_Directions for this task_: Reproduce exactly, with no pictures, each line from the opening of the material down through the line containing "import plotly.graph_objects as go".
● ● ● ● ●
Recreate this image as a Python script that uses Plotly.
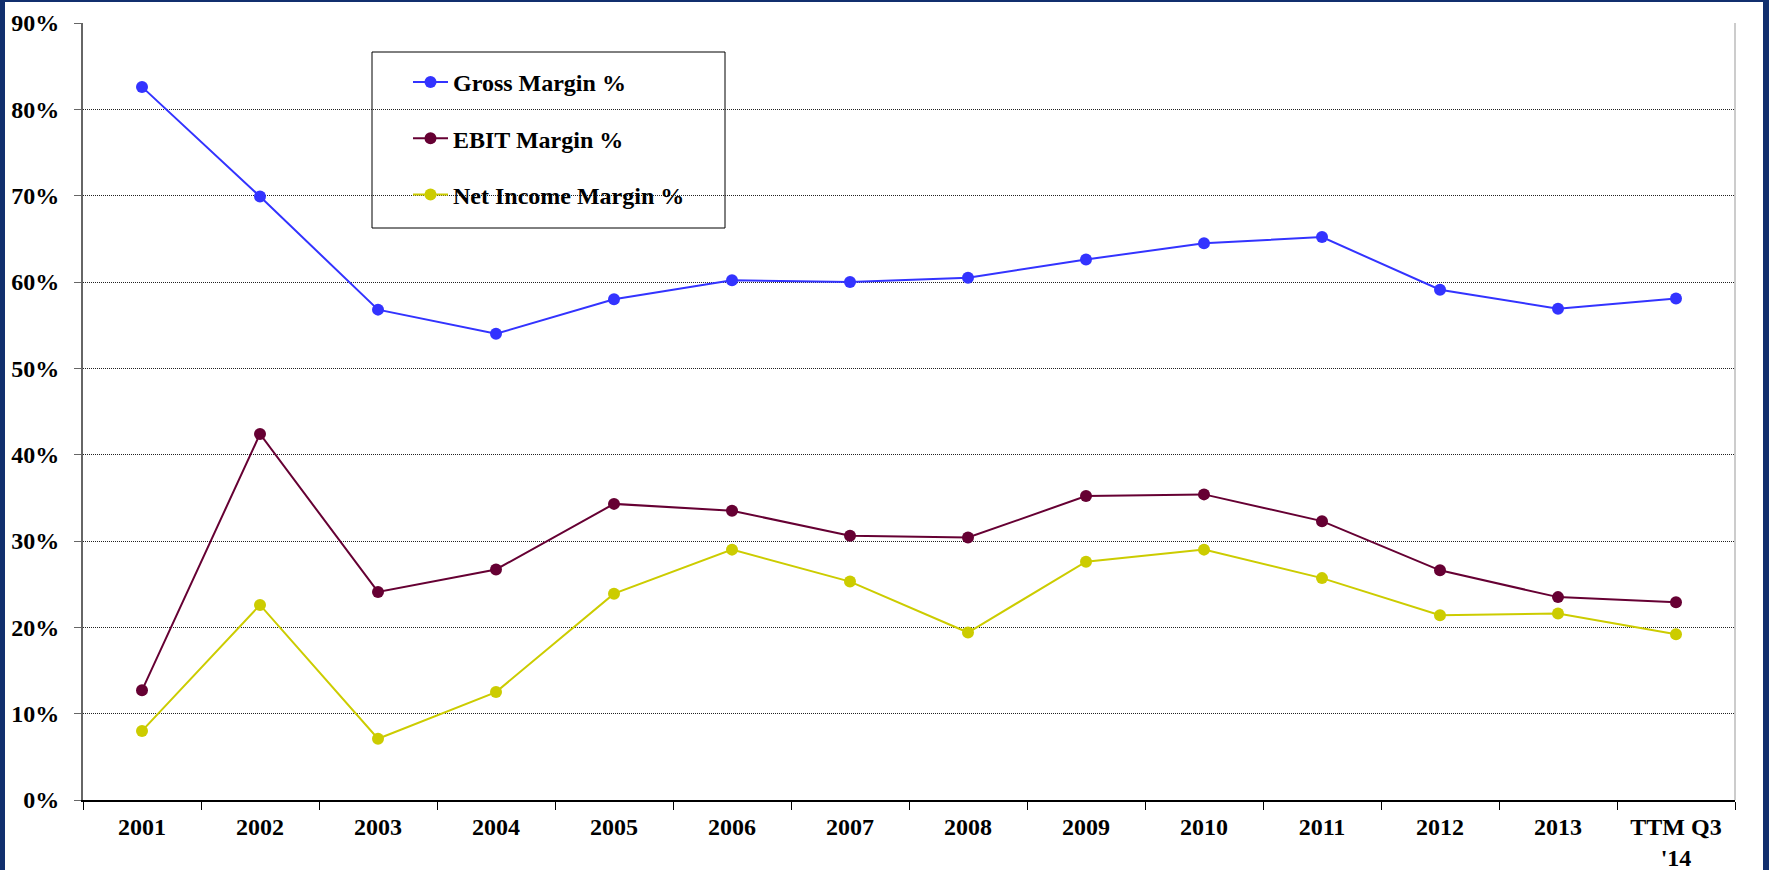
import plotly.graph_objects as go

# ---- data ----
categories = ["2001", "2002", "2003", "2004", "2005", "2006", "2007", "2008",
              "2009", "2010", "2011", "2012", "2013", "TTM Q3<br>'14"]
gross_margin = [82.6, 69.9, 56.8, 54.0, 58.0, 60.2, 60.0, 60.5, 62.6, 64.5, 65.2, 59.1, 56.9, 58.1]
ebit_margin = [12.7, 42.4, 24.1, 26.7, 34.3, 33.5, 30.6, 30.4, 35.2, 35.4, 32.3, 26.6, 23.5, 22.9]
net_margin = [8.0, 22.6, 7.1, 12.5, 23.9, 29.0, 25.3, 19.4, 27.6, 29.0, 25.7, 21.4, 21.6, 19.2]
series_names = ["Gross Margin %", "EBIT Margin %", "Net Income Margin %"]
y_ticks = [0, 10, 20, 30, 40, 50, 60, 70, 80, 90]

# ---- styling ----
W, H = 1769, 870
L, R, T, B = 83, 1735, 23, 800
FONT = "Times New Roman, Liberation Serif, serif"
colors = ["#3333FF", "#660033", "#CCCC00"]
frame_col = "#112F6E"

pw, ph = R - L, B - T
def px_x(v):
    return (v - L) / pw
def px_y(v):
    return (B - v) / ph

fig = go.Figure()
for i, (name, vals) in enumerate(zip(series_names, [gross_margin, ebit_margin, net_margin])):
    fig.add_trace(go.Scatter(
        x=categories, y=vals, name=name, mode="lines+markers",
        line=dict(color=colors[i], width=2),
        marker=dict(color=colors[i], size=12),
        legendgroup=f"g{i}",
    ))

shapes = [
    dict(type="rect", xref="paper", yref="paper", x0=px_x(0), x1=px_x(5), y0=px_y(H), y1=px_y(0),
         fillcolor=frame_col, line=dict(width=0), layer="above"),
    dict(type="rect", xref="paper", yref="paper", x0=px_x(0), x1=px_x(W), y0=px_y(2), y1=px_y(0),
         fillcolor=frame_col, line=dict(width=0), layer="above"),
    dict(type="rect", xref="paper", yref="paper", x0=px_x(1763), x1=px_x(W), y0=px_y(H), y1=px_y(0),
         fillcolor=frame_col, line=dict(width=0), layer="above"),
    dict(type="line", xref="paper", yref="paper", x0=1, x1=1, y0=0, y1=1,
         line=dict(color="#999999", width=1)),
    dict(type="rect", xref="paper", yref="paper", x0=px_x(372), x1=px_x(725), y0=px_y(228), y1=px_y(52),
         fillcolor="white", line=dict(color="black", width=1), layer="below"),
]

fig.update_layout(
    width=W, height=H, autosize=False,
    margin=dict(l=L, r=W - R, t=T, b=H - B, pad=0),
    paper_bgcolor="white", plot_bgcolor="rgba(0,0,0,0)",
    font=dict(family=FONT, size=24, color="black", weight="bold"),
    showlegend=True,
    legend=dict(
        x=px_x(408), y=px_y(60), xanchor="left", yanchor="top",
        bgcolor="rgba(0,0,0,0)", borderwidth=0,
        font=dict(family=FONT, size=24, color="black", weight="bold"),
        traceorder="grouped", tracegroupgap=22, itemwidth=35,
    ),
    shapes=shapes,
    xaxis=dict(
        type="category", range=[-0.5, len(categories) - 0.5], automargin=False,
        showgrid=False, showline=True, linecolor="black", linewidth=2,
        ticks="outside", tickson="boundaries", ticklen=8, tickcolor="black", tickwidth=1,
        ticklabelstandoff=4,
        tickfont=dict(family=FONT, size=24, color="black", weight="bold"),
        zeroline=False, fixedrange=True,
    ),
    yaxis=dict(
        range=[0, 90], tickvals=y_ticks, ticktext=[f"{v}%" for v in y_ticks], automargin=False,
        showgrid=True, gridcolor="#222222", gridwidth=1, griddash="1px,1px",
        showline=True, linecolor="#666666", linewidth=2,
        ticks="outside", ticklen=7, tickcolor="#666666", tickwidth=1,
        ticklabelstandoff=10,
        tickfont=dict(family=FONT, size=24, color="black", weight="bold"),
        zeroline=False, fixedrange=True,
    ),
)

page_fix = ("var s=document.documentElement.style;s.margin='0';s.padding='0';s.overflow='hidden';"
            "var b=document.body.style;b.margin='0';b.padding='0';b.overflow='hidden';")

fig.write_html("out.html", config={"displayModeBar": False}, post_script=page_fix)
● ● ● ● ●
_Result of this task_:
Recreate this image as a Python script that uses Plotly.
import plotly.graph_objects as go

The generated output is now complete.